§ The exercise
Find each line with the string "this" and report it.

§ Material provided
☆ ☆ ☆ ☆ ☆ ☆ ☆

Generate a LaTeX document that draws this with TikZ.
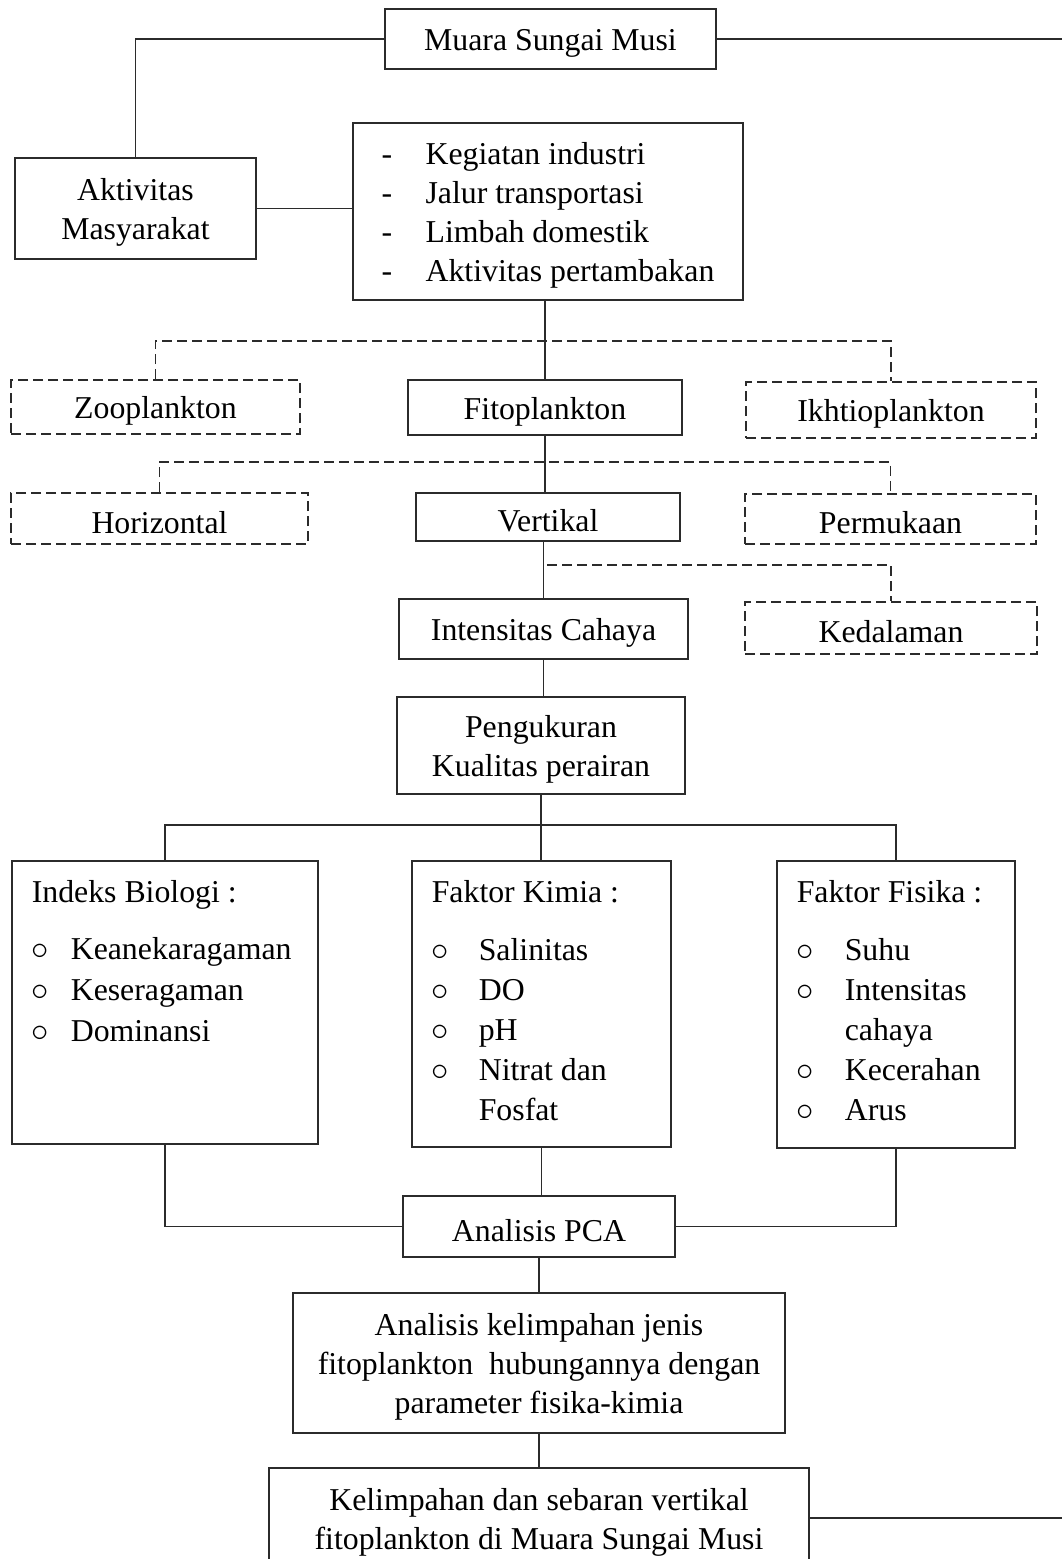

☆ ☆ ☆ ☆ ☆ ☆ ☆

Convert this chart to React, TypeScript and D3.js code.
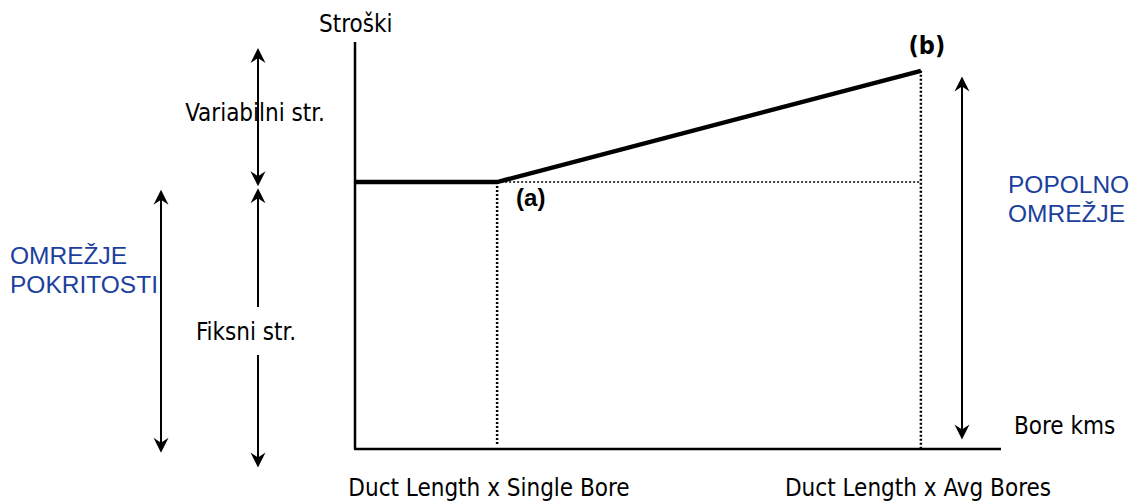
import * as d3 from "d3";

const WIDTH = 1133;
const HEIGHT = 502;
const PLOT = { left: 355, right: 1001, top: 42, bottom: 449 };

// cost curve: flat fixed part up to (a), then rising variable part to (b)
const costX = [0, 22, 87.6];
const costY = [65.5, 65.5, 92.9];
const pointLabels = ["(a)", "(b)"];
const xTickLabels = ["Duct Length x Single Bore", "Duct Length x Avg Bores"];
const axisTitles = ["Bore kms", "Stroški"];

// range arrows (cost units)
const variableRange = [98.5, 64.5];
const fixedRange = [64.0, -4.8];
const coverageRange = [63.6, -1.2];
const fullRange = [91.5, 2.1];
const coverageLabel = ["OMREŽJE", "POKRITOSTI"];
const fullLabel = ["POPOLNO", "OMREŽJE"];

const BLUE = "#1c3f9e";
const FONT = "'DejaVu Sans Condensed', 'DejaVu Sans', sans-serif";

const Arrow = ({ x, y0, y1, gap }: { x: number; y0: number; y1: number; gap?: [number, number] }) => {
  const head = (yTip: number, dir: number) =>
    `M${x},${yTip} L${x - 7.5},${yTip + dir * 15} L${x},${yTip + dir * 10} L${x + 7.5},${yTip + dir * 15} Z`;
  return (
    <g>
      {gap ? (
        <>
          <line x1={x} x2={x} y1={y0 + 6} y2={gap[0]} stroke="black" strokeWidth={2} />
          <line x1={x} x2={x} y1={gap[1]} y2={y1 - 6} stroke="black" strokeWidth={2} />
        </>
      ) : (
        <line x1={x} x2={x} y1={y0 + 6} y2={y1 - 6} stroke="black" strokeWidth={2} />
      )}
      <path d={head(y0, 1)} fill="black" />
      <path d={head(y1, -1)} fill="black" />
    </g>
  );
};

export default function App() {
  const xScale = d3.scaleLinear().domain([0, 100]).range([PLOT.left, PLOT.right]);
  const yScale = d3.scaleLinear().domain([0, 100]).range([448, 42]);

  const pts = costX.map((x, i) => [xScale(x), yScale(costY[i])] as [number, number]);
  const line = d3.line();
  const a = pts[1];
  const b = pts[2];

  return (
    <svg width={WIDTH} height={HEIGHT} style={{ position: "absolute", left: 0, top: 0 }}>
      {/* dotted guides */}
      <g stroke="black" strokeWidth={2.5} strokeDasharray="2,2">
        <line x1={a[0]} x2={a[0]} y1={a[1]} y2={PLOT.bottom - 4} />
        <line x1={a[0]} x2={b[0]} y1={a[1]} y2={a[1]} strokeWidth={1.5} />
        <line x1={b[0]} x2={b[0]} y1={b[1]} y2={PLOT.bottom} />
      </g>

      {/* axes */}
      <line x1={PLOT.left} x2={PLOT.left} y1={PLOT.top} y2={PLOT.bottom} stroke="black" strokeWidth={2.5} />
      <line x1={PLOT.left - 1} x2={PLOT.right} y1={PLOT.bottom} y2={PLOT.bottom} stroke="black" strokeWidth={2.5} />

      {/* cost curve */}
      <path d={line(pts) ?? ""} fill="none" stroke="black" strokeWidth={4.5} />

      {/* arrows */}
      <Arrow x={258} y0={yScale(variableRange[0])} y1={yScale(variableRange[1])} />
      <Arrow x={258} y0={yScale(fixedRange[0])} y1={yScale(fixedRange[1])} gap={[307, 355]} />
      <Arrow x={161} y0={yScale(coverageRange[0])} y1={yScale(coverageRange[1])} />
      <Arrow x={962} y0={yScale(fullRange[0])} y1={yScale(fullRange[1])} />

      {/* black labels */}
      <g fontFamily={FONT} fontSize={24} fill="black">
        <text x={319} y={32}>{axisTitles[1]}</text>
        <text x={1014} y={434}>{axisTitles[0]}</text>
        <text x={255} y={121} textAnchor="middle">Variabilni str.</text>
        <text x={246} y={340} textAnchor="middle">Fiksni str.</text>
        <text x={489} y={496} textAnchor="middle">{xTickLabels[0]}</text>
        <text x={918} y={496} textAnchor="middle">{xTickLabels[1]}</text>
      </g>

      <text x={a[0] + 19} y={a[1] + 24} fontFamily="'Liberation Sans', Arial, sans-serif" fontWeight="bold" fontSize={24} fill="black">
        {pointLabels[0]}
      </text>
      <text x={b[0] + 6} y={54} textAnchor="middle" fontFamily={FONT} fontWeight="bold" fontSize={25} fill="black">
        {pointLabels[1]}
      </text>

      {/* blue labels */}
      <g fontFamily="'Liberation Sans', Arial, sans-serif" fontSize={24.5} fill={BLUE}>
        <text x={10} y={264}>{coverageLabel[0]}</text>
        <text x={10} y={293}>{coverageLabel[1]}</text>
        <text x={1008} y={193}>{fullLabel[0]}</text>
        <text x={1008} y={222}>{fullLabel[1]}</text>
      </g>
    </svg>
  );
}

☆ ☆ ☆ ☆ ☆ ☆ ☆

§ Problem solution
Generate a LaTeX document that draws this with TikZ.
Convert this chart to React, TypeScript and D3.js code.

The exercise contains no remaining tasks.